| Aim |
Reproduce the lines below exactly, from the one containing "Give me the TikZ source for this diagram." through the one containing "(0,\gy) -- (1238,\gy);", both included. Leave out any pictures.

| Data in this exercise |
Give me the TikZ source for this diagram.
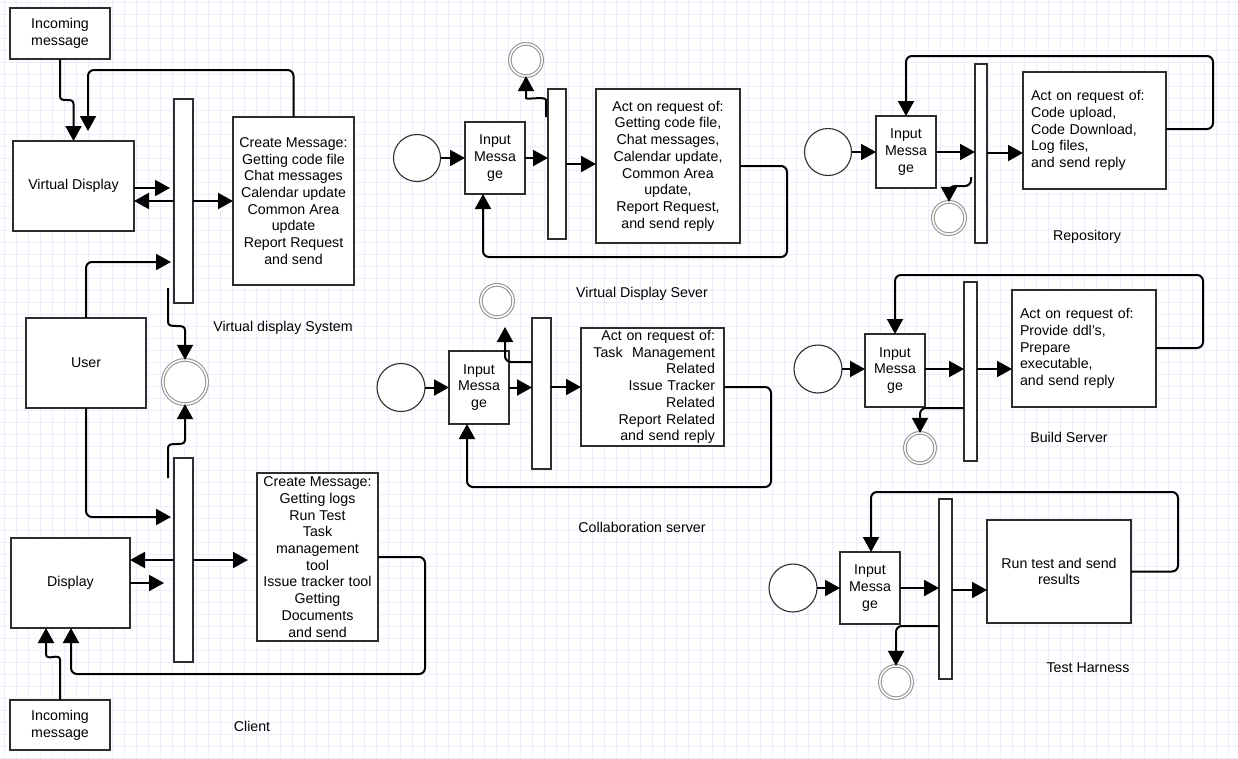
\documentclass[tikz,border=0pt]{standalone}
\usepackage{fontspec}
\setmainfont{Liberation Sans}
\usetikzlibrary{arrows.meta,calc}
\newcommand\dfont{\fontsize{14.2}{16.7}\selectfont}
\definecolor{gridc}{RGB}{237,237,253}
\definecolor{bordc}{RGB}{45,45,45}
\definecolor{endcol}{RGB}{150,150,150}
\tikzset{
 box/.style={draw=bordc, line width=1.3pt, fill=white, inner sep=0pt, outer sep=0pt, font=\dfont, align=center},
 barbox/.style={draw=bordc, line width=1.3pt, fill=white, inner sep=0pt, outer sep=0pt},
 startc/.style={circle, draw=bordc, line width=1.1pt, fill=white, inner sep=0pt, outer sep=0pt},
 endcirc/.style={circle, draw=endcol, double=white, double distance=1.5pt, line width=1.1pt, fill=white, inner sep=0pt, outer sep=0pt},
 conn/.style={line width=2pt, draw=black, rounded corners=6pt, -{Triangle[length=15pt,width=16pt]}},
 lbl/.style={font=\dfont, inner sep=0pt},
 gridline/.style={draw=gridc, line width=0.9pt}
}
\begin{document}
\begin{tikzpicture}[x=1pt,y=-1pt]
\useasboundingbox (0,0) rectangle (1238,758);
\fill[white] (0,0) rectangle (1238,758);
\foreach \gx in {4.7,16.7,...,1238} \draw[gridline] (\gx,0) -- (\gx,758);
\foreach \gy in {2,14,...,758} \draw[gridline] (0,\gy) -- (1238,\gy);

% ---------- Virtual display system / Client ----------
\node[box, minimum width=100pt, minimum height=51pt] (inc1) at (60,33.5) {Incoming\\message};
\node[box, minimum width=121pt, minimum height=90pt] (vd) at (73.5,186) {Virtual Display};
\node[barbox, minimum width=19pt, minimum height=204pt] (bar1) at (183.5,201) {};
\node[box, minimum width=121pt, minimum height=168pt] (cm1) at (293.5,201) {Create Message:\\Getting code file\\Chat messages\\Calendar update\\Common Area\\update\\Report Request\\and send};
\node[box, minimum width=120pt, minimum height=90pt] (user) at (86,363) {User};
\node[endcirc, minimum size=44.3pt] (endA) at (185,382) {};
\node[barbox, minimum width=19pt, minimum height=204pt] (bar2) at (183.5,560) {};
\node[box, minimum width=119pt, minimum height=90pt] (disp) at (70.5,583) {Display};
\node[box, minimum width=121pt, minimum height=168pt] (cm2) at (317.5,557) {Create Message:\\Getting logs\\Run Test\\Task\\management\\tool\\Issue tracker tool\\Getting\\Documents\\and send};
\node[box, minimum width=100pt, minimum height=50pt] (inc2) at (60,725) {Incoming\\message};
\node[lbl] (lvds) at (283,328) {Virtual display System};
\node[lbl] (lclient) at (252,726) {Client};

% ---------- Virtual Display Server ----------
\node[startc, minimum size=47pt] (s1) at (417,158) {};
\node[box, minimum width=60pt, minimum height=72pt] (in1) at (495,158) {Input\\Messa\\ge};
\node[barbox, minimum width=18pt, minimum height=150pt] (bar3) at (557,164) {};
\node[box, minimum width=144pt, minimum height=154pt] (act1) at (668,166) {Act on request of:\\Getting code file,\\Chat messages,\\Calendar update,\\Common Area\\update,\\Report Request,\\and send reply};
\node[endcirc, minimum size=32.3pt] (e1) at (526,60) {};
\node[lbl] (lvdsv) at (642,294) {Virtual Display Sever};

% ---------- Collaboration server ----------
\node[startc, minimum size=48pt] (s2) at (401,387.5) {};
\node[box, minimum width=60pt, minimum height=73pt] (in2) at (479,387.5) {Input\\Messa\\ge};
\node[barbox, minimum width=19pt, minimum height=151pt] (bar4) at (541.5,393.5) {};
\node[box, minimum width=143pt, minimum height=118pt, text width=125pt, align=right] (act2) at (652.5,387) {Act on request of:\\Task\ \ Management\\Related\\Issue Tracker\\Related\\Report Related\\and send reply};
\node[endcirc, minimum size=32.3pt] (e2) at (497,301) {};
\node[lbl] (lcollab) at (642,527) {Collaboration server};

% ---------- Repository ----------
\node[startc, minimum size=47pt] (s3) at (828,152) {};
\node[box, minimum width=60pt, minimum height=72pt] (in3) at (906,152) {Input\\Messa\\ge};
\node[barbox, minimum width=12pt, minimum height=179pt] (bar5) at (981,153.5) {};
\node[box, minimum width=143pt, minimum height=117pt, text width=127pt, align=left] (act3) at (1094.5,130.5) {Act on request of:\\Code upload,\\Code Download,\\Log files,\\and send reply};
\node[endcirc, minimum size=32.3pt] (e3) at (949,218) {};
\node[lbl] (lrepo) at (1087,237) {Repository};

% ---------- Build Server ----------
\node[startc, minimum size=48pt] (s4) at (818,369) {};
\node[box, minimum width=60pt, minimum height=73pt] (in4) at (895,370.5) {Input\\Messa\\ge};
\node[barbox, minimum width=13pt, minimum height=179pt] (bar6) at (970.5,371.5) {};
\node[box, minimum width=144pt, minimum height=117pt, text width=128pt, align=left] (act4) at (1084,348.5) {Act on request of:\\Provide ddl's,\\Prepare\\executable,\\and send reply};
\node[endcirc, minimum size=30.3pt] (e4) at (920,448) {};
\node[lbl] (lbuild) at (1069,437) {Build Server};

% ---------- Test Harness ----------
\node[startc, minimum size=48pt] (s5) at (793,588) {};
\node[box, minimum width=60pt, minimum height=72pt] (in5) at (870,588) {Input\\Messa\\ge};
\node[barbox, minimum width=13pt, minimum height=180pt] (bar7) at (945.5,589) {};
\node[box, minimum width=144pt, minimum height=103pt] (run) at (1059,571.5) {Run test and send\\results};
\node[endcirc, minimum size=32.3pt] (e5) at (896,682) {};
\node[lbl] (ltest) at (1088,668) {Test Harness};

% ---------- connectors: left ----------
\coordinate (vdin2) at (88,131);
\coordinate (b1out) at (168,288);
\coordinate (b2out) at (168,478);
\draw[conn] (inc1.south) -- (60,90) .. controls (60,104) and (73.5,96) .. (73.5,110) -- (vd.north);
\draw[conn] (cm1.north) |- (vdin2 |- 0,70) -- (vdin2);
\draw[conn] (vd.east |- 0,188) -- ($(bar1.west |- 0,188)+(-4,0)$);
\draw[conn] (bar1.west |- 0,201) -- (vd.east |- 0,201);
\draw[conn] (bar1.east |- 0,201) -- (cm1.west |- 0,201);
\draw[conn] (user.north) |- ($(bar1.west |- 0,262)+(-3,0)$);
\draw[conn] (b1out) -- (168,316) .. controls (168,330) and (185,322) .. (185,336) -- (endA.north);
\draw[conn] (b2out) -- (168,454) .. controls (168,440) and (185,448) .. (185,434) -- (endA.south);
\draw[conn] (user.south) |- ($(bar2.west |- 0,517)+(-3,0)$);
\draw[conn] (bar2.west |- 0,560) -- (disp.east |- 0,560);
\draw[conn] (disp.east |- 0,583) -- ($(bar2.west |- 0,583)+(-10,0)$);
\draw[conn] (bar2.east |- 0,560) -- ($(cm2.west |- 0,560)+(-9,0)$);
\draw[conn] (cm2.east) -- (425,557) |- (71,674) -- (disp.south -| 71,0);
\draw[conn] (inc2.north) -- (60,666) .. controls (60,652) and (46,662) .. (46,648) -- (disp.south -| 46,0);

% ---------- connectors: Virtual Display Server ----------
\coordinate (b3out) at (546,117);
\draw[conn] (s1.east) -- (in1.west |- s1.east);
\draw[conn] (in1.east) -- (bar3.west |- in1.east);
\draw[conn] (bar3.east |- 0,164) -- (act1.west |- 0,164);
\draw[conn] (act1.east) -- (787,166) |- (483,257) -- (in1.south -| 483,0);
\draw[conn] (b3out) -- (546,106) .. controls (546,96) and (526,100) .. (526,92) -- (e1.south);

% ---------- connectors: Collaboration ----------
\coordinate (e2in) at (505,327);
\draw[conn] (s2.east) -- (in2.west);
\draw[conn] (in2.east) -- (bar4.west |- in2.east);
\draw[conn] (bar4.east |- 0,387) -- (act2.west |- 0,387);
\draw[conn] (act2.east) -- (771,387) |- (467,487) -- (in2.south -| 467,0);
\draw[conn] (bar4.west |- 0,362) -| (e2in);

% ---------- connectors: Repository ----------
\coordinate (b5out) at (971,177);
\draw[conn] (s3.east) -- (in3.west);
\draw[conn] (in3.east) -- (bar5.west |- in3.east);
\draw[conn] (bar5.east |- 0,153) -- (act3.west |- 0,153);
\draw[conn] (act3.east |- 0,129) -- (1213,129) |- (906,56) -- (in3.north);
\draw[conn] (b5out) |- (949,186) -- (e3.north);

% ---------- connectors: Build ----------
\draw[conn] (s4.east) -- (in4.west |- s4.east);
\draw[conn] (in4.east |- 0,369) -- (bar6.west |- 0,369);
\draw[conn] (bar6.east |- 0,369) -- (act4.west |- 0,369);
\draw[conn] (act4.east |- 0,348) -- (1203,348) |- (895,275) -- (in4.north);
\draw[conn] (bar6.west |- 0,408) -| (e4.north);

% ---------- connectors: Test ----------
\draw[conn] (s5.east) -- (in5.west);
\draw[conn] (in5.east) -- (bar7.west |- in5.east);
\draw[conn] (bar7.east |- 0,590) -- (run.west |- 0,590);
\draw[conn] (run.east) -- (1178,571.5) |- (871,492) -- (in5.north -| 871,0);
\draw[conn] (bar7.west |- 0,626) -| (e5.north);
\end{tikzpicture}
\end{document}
* * *
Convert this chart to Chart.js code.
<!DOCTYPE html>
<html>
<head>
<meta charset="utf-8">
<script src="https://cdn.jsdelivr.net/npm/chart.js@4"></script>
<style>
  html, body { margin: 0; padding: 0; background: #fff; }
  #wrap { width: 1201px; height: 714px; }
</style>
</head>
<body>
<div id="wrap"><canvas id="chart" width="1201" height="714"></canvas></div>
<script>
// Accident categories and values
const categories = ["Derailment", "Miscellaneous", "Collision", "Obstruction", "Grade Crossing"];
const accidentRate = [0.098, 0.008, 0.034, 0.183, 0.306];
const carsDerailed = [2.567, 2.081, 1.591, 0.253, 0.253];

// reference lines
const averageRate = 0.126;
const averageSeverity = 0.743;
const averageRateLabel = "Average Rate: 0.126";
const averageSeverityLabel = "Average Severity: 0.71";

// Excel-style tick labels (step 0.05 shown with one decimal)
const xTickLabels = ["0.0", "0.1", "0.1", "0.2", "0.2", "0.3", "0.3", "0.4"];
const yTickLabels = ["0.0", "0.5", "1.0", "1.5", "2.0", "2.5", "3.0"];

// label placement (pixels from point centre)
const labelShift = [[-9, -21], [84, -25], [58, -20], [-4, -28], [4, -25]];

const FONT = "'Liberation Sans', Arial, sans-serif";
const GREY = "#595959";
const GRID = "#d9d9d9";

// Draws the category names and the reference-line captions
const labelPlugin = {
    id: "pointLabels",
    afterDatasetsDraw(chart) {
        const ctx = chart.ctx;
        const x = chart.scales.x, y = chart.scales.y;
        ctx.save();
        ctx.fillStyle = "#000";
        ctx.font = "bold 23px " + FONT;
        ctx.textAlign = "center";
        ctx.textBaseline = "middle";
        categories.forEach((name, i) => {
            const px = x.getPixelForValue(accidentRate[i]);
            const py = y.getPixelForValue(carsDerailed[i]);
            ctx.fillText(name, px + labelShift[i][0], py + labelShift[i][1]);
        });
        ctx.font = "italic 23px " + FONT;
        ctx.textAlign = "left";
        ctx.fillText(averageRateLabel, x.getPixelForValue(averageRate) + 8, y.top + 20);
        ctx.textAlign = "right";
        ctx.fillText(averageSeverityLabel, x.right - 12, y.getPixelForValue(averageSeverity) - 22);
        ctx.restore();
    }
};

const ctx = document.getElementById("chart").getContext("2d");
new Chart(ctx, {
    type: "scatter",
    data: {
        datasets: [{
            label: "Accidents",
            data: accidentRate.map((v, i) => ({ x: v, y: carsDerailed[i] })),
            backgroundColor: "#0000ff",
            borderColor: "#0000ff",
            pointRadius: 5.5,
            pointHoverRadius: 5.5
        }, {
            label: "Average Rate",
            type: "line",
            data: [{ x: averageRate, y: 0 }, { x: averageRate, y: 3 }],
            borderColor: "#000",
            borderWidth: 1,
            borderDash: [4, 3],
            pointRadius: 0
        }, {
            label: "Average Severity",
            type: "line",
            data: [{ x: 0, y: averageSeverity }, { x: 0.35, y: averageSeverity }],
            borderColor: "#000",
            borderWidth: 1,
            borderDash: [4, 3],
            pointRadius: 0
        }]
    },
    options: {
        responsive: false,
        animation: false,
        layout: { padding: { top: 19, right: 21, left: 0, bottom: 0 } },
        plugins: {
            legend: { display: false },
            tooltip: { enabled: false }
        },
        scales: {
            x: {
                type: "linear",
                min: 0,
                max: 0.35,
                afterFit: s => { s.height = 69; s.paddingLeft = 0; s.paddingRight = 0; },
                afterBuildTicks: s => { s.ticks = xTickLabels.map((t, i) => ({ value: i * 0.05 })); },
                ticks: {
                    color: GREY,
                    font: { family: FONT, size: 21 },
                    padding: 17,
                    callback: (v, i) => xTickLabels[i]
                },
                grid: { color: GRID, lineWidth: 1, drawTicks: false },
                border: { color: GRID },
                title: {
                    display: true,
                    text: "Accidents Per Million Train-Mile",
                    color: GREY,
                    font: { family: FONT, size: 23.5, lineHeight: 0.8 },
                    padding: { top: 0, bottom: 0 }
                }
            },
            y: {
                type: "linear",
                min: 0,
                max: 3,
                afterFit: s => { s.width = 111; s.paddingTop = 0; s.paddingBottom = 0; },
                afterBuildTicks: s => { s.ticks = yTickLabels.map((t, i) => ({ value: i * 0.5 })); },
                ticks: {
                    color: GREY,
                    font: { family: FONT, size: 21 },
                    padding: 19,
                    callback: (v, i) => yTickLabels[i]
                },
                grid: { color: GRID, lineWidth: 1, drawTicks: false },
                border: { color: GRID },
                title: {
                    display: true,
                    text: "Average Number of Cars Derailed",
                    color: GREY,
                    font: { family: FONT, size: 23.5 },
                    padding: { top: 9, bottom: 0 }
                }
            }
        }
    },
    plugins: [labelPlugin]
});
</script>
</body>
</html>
* * *
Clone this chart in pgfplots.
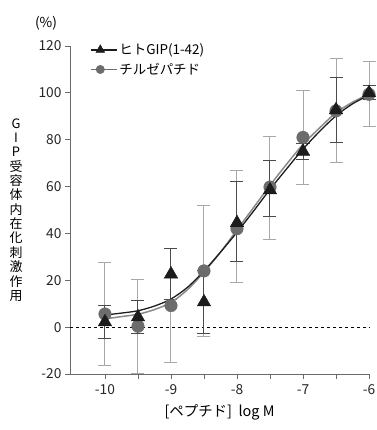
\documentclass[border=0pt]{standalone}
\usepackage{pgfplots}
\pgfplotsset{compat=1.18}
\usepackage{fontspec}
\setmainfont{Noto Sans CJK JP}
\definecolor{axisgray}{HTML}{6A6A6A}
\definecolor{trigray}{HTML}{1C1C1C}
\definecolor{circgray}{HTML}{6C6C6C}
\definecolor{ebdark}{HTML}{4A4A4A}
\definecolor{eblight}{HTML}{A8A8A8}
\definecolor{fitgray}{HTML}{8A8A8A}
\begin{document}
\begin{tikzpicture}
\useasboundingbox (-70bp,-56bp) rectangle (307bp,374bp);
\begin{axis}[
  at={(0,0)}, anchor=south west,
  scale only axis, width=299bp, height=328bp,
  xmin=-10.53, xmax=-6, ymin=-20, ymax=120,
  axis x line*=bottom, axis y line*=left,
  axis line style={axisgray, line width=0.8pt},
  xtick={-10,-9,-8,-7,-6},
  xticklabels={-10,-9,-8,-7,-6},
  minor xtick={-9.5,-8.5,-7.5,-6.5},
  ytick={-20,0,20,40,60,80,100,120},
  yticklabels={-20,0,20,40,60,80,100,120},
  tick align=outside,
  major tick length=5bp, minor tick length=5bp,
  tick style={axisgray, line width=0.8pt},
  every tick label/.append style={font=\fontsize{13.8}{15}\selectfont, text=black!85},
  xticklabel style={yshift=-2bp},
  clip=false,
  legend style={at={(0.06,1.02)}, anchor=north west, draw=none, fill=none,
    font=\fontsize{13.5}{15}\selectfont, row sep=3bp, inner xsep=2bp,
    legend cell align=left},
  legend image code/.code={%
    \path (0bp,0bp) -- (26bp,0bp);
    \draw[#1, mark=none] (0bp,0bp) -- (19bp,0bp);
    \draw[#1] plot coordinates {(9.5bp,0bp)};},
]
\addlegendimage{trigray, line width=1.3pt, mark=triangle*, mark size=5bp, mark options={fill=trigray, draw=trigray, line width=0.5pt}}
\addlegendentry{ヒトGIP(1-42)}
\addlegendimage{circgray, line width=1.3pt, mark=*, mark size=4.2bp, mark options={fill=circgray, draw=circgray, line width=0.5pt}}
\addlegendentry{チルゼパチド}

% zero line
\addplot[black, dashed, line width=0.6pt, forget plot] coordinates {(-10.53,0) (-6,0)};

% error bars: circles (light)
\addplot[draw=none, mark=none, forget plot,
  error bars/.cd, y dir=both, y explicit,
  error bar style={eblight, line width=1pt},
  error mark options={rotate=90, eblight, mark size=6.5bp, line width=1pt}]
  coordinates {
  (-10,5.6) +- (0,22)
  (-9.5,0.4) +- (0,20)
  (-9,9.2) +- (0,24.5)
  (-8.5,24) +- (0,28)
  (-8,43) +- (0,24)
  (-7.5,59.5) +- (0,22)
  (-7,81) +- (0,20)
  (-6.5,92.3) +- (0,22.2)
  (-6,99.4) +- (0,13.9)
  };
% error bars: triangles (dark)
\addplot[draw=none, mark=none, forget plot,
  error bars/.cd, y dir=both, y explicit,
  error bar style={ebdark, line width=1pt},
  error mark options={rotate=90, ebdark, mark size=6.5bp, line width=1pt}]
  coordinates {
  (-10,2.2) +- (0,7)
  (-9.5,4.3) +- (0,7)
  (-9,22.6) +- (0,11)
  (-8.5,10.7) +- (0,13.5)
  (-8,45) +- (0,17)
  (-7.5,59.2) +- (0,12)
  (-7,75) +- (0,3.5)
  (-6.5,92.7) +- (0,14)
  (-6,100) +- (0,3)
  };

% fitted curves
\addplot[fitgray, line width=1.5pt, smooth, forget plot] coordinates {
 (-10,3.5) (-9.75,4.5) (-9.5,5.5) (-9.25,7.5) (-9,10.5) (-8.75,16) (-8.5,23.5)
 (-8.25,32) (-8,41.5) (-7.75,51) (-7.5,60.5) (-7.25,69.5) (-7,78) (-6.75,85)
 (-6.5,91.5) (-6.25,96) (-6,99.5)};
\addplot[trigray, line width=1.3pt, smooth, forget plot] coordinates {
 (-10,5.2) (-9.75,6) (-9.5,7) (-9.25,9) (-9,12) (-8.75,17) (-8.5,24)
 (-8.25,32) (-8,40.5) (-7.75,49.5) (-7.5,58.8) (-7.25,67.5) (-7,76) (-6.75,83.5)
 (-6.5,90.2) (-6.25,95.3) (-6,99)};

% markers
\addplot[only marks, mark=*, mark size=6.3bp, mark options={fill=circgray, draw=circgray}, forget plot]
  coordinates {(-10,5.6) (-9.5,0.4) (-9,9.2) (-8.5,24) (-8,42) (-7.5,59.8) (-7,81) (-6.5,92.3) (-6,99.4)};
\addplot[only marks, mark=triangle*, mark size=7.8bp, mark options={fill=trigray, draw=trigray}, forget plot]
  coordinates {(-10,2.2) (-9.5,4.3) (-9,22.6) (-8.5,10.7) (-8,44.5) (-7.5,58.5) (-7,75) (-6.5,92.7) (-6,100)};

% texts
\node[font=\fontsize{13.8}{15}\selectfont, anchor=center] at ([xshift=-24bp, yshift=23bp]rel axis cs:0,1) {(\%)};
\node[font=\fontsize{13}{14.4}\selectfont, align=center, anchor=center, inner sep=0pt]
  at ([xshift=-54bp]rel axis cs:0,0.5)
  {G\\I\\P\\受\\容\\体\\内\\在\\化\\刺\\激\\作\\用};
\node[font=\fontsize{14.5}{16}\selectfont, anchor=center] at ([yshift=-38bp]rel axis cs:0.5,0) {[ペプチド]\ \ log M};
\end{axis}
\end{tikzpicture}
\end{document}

| Output of the exercise |
Give me the TikZ source for this diagram.
\documentclass[tikz,border=0pt]{standalone}
\usepackage{fontspec}
\setmainfont{Liberation Sans}
\usetikzlibrary{arrows.meta,calc}
\newcommand\dfont{\fontsize{14.2}{16.7}\selectfont}
\definecolor{gridc}{RGB}{237,237,253}
\definecolor{bordc}{RGB}{45,45,45}
\definecolor{endcol}{RGB}{150,150,150}
\tikzset{
 box/.style={draw=bordc, line width=1.3pt, fill=white, inner sep=0pt, outer sep=0pt, font=\dfont, align=center},
 barbox/.style={draw=bordc, line width=1.3pt, fill=white, inner sep=0pt, outer sep=0pt},
 startc/.style={circle, draw=bordc, line width=1.1pt, fill=white, inner sep=0pt, outer sep=0pt},
 endcirc/.style={circle, draw=endcol, double=white, double distance=1.5pt, line width=1.1pt, fill=white, inner sep=0pt, outer sep=0pt},
 conn/.style={line width=2pt, draw=black, rounded corners=6pt, -{Triangle[length=15pt,width=16pt]}},
 lbl/.style={font=\dfont, inner sep=0pt},
 gridline/.style={draw=gridc, line width=0.9pt}
}
\begin{document}
\begin{tikzpicture}[x=1pt,y=-1pt]
\useasboundingbox (0,0) rectangle (1238,758);
\fill[white] (0,0) rectangle (1238,758);
\foreach \gx in {4.7,16.7,...,1238} \draw[gridline] (\gx,0) -- (\gx,758);
\foreach \gy in {2,14,...,758} \draw[gridline] (0,\gy) -- (1238,\gy);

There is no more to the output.